If you can store temporary files you can load the file in chunks, sort each chunk, write it to a file, and then iterate through the chunks and look for duplicates. You can easily tell if a number is duplicated by comparing it to the next number in the file and the next number in each of the chunks. Then move to the next lowest number of all of the chunks and repeat until you run out of numbers.

Your runtime is O(n log n) due to the sorting.

Answer 4

I like the @airza solution, but perhaps there is another algorithm to consider: maybe one million phone numbers cannot be loaded into memory at once because they are expressed inefficiently, i.e. using more bytes per phone number than necessary. In that case, you might be able to have an efficient solution by hashing the phone numbers and storing the hashes in a (hash) table.
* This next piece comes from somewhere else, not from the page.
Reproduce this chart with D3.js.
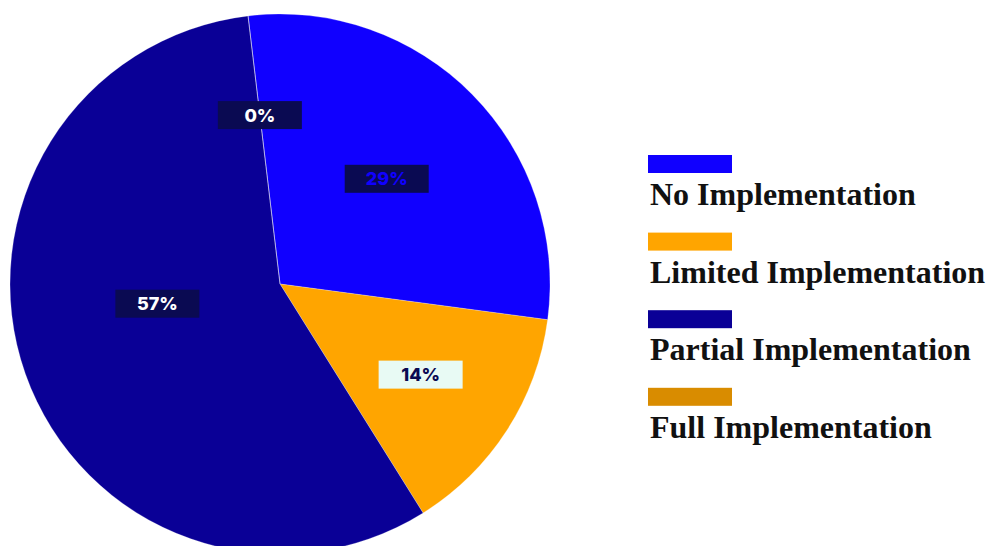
<!DOCTYPE html>
<html>
<head>
<meta charset="utf-8">
<script src="https://cdn.jsdelivr.net/npm/d3@7"></script>
<style>
  html, body { margin: 0; padding: 0; background: #fff; }
  svg { display: block; }
</style>
</head>
<body>
<div id="chart"></div>
<script>
// Data
const categories = ["No Implementation", "Limited Implementation", "Partial Implementation", "Full Implementation"];
const values = [29, 14, 57, 0];
const colors = ["#1000ff", "#ffa500", "#0a0096", "#d98c00"];
const labelBg = ["#0a0a52", "#e8faf4", "#0a0a52", "#0a0a52"];
const labelFg = ["#1000ff", "#0a0a52", "#ffffff", "#ffffff"];

const W = 986, H = 546;
const cx = 280, cy = 284, r = 270;
const start = -6.8 * Math.PI / 180;

const svg = d3.select("#chart")
    .append("svg")
    .attr("width", W)
    .attr("height", H);

const pie = d3.pie()
    .sort(null)
    .value(d => d)
    .startAngle(start)
    .endAngle(start + 2 * Math.PI);

const arcs = pie(values);
const total = d3.sum(values);

const arc = d3.arc().innerRadius(0).outerRadius(r);

const g = svg.append("g").attr("transform", `translate(${cx},${cy})`);

g.selectAll("path")
    .data(arcs)
    .join("path")
    .attr("d", arc)
    .attr("fill", (d, i) => colors[i])
    .attr("stroke", "rgba(255,255,255,0.3)")
    .attr("stroke-width", 0.8);

// label position: centroid of the visible part of each slice, pushed outward a bit
function labelPos(d) {
    if (d.endAngle - d.startAngle < 1e-6) {
        const a = d.startAngle, rr = r * 0.63;
        return [Math.sin(a) * rr, -Math.cos(a) * rr];
    }
    let sx = 0, sy = 0, n = 0;
    for (let y = -r; y <= r; y += 3) {
        if (cy + y > H - 40) continue;
        for (let x = -r; x <= r; x += 3) {
            if (x * x + y * y > r * r) continue;
            let a = Math.atan2(x, -y);
            while (a < d.startAngle) a += 2 * Math.PI;
            while (a > d.startAngle + 2 * Math.PI) a -= 2 * Math.PI;
            if (a <= d.endAngle) { sx += x; sy += y; n++; }
        }
    }
    let px = sx / n, py = sy / n;
    const dist = Math.hypot(px, py);
    const target = Math.max(dist * 0.96, r * 0.46);
    return [px / dist * target, py / dist * target];
}

const fmt = v => Math.round(v / total * 100) + "%";

const labels = g.selectAll("g.lbl")
    .data(arcs)
    .join("g")
    .attr("class", "lbl")
    .attr("transform", d => `translate(${labelPos(d)})`);

labels.append("rect")
    .attr("x", -42)
    .attr("y", -14)
    .attr("width", 84)
    .attr("height", 28)
    .attr("fill", (d, i) => labelBg[i]);

labels.append("text")
    .attr("text-anchor", "middle")
    .attr("dy", "0.36em")
    .style("font-family", "Inter, 'Open Sans', sans-serif")
    .style("font-weight", "800")
    .style("font-size", "18px")
    .attr("fill", (d, i) => labelFg[i])
    .text(d => fmt(d.value));

// Legend
const legend = svg.append("g").attr("transform", "translate(648,155)");
const item = legend.selectAll("g")
    .data(categories)
    .join("g")
    .attr("transform", (d, i) => `translate(0,${i * 77.6})`);

item.append("rect")
    .attr("width", 84)
    .attr("height", 18)
    .attr("fill", (d, i) => colors[i]);

item.append("text")
    .attr("x", 2)
    .attr("y", 50)
    .style("font-family", "'Liberation Serif', serif")
    .style("font-weight", "bold")
    .style("font-size", "32px")
    .attr("fill", "#111")
    .text(d => d);
</script>
</body>
</html>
Hash tables support dictionary operations (such as in) that let you find dupes easily.

To be more concrete about it, if each phone number is 13 bytes (such as a string in the format (NNN)NNN-NNNN), the string represents one of a billion numbers. As an integer, this can be stored in 4 bytes (instead of 13 in the string format). We then might be able to store this 4 byte "hash" in a hash table, because now our 1 billion hashed numbers take up as much space as 308 million numbers, not one billion. Ruling out impossible numbers (everything in area codes 000, 555, etc) might allow us reduce the hash size further.